Thevetia. Yccotli. Thevetia yccotli.
Thevetia. Yccotli.—Inhabiting the damp, hot valleys of the Mexican Cordilleras is a large tree belonging to the Apocynaceae, whose fruits are known by the natives as huesos o codos de fraile, or friar's elbow bones, and are used as a topical application in hemorrhoids. The tree is the Thevetia Yccotli A. DC. In the seeds Herrera found a glucoside, thevetin. (A. J. P., 1877, 145.) Closely allied to T. Yccotli is T. nereifolia Juss., a tree which probably grows also in Mexico, but has been found by botanists chiefly, if not solely, in the West Indian Islands, Colombia, Peru and other parts of South America. De Vrij very many years ago discovered in its seeds a glucoside which was closely studied by Bias. (Neues Jahrb. f. Pharmacie, Bd. xxxiv, 1854, 1.) He gave it the name of thevetin and the formula C54H84O24 and believed it to be identical with cerberin, previously found by Oudemann in Cerbera Odallam Ham., also an apocynaceous plant, but Plugge (A Pharm., 1893, 10) after a thorough study found that cerberin was not identical with either tanghinin or thevetin. With the former it is isomeric, showing the same percentage composition, but has different crystalline form and melting point—cerberin 192° C. (377.6° F.), tanghinin 182° C. (359.6° F.). From thevetin it differs not only in composition, but in the nature of the decomposition products. Cerberin, C27H40O8, is decomposed into cerberetin, C19H26O4, a citron-yellow amorphous powder melting at 85.5° C. (186° F.), and glucose, while thevetin, C54H84O24, is split into theveresin, C48H70O17, a white powder, and glucose.

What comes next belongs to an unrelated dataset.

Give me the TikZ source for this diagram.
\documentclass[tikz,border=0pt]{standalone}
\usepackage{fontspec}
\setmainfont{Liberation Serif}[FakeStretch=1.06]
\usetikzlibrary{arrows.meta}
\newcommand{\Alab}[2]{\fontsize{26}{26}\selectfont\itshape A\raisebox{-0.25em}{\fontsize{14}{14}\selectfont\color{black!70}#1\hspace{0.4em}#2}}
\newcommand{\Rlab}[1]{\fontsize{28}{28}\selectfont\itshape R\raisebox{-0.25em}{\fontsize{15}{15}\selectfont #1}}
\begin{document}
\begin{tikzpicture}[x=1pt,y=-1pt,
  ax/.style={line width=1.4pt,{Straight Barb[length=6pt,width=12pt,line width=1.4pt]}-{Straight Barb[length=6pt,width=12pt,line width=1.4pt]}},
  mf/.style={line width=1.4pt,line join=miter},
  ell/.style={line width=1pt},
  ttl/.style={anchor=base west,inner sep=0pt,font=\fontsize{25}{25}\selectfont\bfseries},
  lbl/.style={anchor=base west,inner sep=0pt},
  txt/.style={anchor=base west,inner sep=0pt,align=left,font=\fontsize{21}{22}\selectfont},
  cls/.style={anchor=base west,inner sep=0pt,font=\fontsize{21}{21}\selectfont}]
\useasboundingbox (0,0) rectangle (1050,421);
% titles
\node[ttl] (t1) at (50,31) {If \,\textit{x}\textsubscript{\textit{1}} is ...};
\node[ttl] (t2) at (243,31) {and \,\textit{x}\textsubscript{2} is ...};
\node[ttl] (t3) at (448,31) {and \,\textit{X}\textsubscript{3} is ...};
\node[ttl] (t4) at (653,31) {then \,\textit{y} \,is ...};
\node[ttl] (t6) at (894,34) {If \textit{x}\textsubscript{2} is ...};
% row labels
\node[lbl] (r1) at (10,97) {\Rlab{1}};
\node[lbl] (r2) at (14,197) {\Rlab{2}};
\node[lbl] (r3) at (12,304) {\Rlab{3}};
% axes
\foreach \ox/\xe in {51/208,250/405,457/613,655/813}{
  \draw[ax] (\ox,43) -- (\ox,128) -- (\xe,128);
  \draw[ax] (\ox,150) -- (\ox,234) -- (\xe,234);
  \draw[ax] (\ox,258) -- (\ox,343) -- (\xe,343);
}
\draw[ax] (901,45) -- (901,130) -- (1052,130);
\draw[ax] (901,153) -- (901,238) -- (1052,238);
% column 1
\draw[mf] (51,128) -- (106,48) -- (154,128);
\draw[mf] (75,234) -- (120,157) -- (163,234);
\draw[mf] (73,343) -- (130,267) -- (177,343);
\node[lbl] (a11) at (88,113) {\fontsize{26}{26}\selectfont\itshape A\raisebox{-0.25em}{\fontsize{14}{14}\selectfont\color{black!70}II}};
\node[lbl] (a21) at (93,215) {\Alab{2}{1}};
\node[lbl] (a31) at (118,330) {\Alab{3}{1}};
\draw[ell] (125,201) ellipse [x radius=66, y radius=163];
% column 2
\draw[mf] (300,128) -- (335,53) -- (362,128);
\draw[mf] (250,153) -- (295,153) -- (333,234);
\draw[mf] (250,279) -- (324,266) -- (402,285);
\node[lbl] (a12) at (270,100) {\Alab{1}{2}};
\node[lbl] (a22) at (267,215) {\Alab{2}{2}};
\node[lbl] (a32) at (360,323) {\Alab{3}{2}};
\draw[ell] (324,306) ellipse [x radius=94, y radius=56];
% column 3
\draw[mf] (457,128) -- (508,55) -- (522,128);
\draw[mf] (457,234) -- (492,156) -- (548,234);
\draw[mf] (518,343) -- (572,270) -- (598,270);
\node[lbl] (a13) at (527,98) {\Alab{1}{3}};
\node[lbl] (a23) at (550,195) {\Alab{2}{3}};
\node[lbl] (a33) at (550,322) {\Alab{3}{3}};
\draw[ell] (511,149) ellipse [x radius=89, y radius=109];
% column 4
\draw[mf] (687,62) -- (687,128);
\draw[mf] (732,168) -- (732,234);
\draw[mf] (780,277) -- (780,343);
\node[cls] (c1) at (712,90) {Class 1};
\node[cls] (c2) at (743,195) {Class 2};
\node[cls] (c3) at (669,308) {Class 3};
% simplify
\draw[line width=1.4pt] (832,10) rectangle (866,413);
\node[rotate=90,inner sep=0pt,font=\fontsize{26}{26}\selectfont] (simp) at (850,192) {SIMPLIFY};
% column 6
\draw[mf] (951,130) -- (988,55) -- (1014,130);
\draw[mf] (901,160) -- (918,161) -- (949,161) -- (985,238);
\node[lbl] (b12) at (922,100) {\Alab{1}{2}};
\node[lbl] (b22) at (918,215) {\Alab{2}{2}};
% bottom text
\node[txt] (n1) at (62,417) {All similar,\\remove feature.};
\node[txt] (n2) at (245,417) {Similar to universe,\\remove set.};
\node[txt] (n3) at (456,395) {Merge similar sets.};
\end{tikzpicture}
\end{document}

Merck (Jahresb. fur, 1892, 57) described a glucoside cerberin to which he gives the formula C25H38O12, which name he changed to cerberid in 1911. He states that it was obtained from a Mexican plant, probably Thevetia Yccotli. Whether this glucoside is identical with the thevetin of Bias cannot be definitely stated. Bias found that the thevetin of De Vrij boiled in diluted sulphuric acid splits into glucose and theveresin, which has the formula C48H70O17. Thevetin occurs in minute crystals, odorless, of a bitter taste, slightly soluble in cold water (twelve parts), freely so in boiling water, diluted and strong alcohol, acetic acid, insoluble in ether. Its most characteristic reaction appears to be its dissolving in concentrated sulphuric acid, with the production of a reddish-brown color, changing to a cherry-red, and after some hours to a violet color. In commerce it occurs as a yellowish-white, amorphous bitter powder, easily soluble in water and alcohol. Theveresin is only slightly soluble in boiling water. These substances are active poisons. Thevetosin, a crystalline glucoside, was made by Herrera from the seeds of T. Yccotli. It is a cardiac poison. (M. R., 1911.) A number of cases of poisoning by the seeds of the East Indian thevetia has occurred; the symptoms have been repeated vomiting, a slow, very feeble pulse, delirium, convulsive movements and coma. The physiological action of the thevetin from T. nereifolia has been investigated chiefly by Konig. (A. E. P. P., Bd. v, 228.)
David Cerna finds that the glucoside of T. Yccotli (P. M. T., ix, 396) with sulphuric acid affords a clear greenish-yellow solution gradually passing to brown and brownish-violet and finally becoming a permanent cherry-brown color, which changes on the addition of potassium bicarbonate to an emerald-green; also that it is in moderate doses stimulant both to the circulation and respiration, but finally paralyzes the heart muscle and the respiratory apparatus; that it causes cerebral convulsions and spinal paralysis, abolishing sensation and reflex activity before voluntary movement by an influence upon the sensory nerves or spinal tract. Zotos N. Zotos (In. Dis., Dorpat, 1892) states that cerberin belongs physiologically to the digitalin group.
The Dispensatory of the United States of America, 1918, was edited by Joseph P. Remington, Horatio C. Wood and others.